MUNICH, Germany For insolvent DRAM manufacturer Qimonda, the clock is ticking. While the insolvency administrator reports first contacts with potential suitors, the time line is tight.
"It is definitive: If we don't have an investor by end of March, the company will face breaking up", a spokesperson of insolvency administrator Michael Jaffé explained. Currently, the production as well as all other activities of the company including R&D continue to work. Wages and other running expenses are covered by insolvency protection but only until end of March. "Beginning April 1st, the company will have to be able to fund itself independently of insolvency protection. Thus, by this date there must be bridging loan or an investor available. The most urgent issue currently is liquidity," the spokesperson said.

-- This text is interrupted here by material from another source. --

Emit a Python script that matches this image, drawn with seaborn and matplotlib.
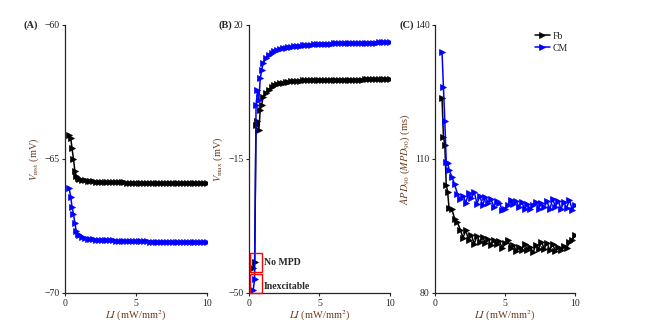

He acknowledged media reports that the insolvency administrator had first contacts with potential suitors, but declined to elaborate on their specific interests. "We will continue to contact potentially interested parties", he added.
Currently the insolvency administrator apparently aims at finding an investor for the entire company instead of single parts. Qimonda's backend subsidiary in Porto (Portugal) has not filed insolvency, the insolvency administrator's spokesperson said. While it might be theoretically feasible to find new customers for this part of the group, nobody at Qimonda at the present time wants to adapt to the idea of selling the group part by part. "Porto processes 100 percent of the Dresden output. It would be very difficult for them to sheer out of the value chain", a Qimonda source hinted. "Currently all considerations are at the level of a selling it as a whole".
Coming Monday (Feb 2), Jaffé plans to travel to Porto and negotiate with the management there. Besides the back-end facilities for the DRAM production, Qimonda also is building a plant for photovoltaic products in northern Portugal.